Reproduce all the lines below exactly and omit the images.

· · · · ·

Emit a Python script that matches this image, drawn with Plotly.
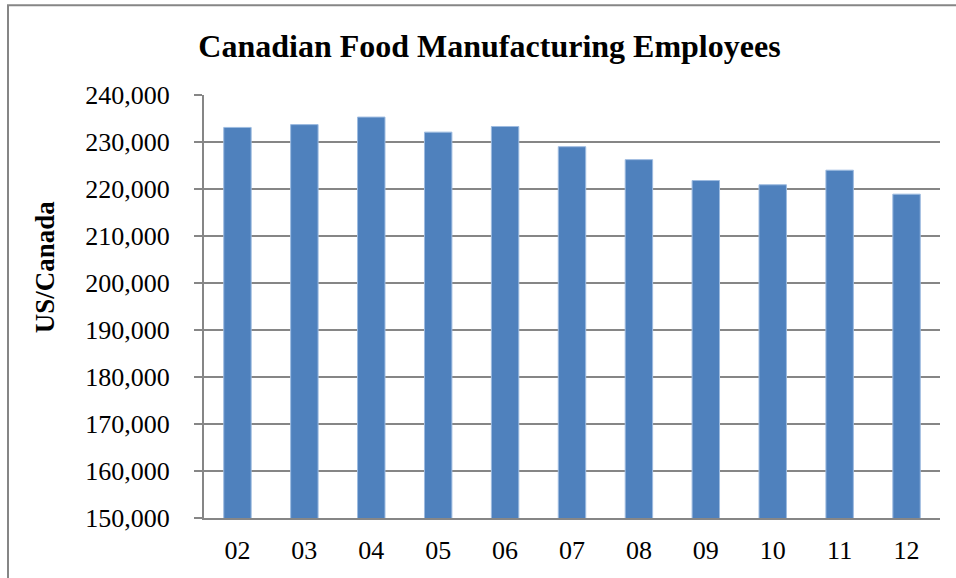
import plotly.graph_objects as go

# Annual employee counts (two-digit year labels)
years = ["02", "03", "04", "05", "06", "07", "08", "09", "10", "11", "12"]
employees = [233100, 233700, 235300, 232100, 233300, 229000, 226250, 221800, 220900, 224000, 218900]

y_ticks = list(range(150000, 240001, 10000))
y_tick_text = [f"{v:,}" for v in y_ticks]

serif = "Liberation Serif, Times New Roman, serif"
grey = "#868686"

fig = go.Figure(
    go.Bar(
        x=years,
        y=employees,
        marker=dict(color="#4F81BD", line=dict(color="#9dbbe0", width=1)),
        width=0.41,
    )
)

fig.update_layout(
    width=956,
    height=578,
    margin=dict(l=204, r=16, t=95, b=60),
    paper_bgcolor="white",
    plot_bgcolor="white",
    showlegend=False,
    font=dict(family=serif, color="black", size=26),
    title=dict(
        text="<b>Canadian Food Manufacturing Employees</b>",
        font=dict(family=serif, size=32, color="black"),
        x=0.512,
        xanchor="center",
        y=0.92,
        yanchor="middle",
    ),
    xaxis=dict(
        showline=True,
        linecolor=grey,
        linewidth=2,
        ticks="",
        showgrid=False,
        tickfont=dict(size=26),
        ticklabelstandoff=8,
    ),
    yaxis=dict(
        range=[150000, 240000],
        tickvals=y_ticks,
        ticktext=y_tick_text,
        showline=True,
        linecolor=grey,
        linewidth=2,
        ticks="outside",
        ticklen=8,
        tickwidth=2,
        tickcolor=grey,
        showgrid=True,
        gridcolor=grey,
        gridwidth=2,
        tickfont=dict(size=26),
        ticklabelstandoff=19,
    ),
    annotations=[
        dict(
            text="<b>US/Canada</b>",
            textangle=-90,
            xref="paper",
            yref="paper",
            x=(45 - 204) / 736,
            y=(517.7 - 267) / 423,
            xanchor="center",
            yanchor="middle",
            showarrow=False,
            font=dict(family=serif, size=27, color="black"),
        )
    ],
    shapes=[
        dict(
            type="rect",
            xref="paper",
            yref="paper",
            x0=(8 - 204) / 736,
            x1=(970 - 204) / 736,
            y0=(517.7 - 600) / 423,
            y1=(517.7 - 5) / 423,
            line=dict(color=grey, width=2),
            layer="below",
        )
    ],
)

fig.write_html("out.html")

· · · · ·

#### SOLUTION TO THE EXERCISE:
Emit a Python script that matches this image, drawn with Plotly.
import plotly.graph_objects as go

# Annual employee counts (two-digit year labels)
years = ["02", "03", "04", "05", "06", "07", "08", "09", "10", "11", "12"]
employees = [233100, 233700, 235300, 232100, 233300, 229000, 226250, 221800, 220900, 224000, 218900]

y_ticks = list(range(150000, 240001, 10000))
y_tick_text = [f"{v:,}" for v in y_ticks]

serif = "Liberation Serif, Times New Roman, serif"
grey = "#868686"

fig = go.Figure(
    go.Bar(
        x=years,
        y=employees,
        marker=dict(color="#4F81BD", line=dict(color="#9dbbe0", width=1)),
        width=0.41,
    )
)

fig.update_layout(
    width=956,
    height=578,
    margin=dict(l=204, r=16, t=95, b=60),
    paper_bgcolor="white",
    plot_bgcolor="white",
    showlegend=False,
    font=dict(family=serif, color="black", size=26),
    title=dict(
        text="<b>Canadian Food Manufacturing Employees</b>",
        font=dict(family=serif, size=32, color="black"),
        x=0.512,
        xanchor="center",
        y=0.92,
        yanchor="middle",
    ),
    xaxis=dict(
        showline=True,
        linecolor=grey,
        linewidth=2,
        ticks="",
        showgrid=False,
        tickfont=dict(size=26),
        ticklabelstandoff=8,
    ),
    yaxis=dict(
        range=[150000, 240000],
        tickvals=y_ticks,
        ticktext=y_tick_text,
        showline=True,
        linecolor=grey,
        linewidth=2,
        ticks="outside",
        ticklen=8,
        tickwidth=2,
        tickcolor=grey,
        showgrid=True,
        gridcolor=grey,
        gridwidth=2,
        tickfont=dict(size=26),
        ticklabelstandoff=19,
    ),
    annotations=[
        dict(
            text="<b>US/Canada</b>",
            textangle=-90,
            xref="paper",
            yref="paper",
            x=(45 - 204) / 736,
            y=(517.7 - 267) / 423,
            xanchor="center",
            yanchor="middle",
            showarrow=False,
            font=dict(family=serif, size=27, color="black"),
        )
    ],
    shapes=[
        dict(
            type="rect",
            xref="paper",
            yref="paper",
            x0=(8 - 204) / 736,
            x1=(970 - 204) / 736,
            y0=(517.7 - 600) / 423,
            y1=(517.7 - 5) / 423,
            line=dict(color=grey, width=2),
            layer="below",
        )
    ],
)

fig.write_html("out.html")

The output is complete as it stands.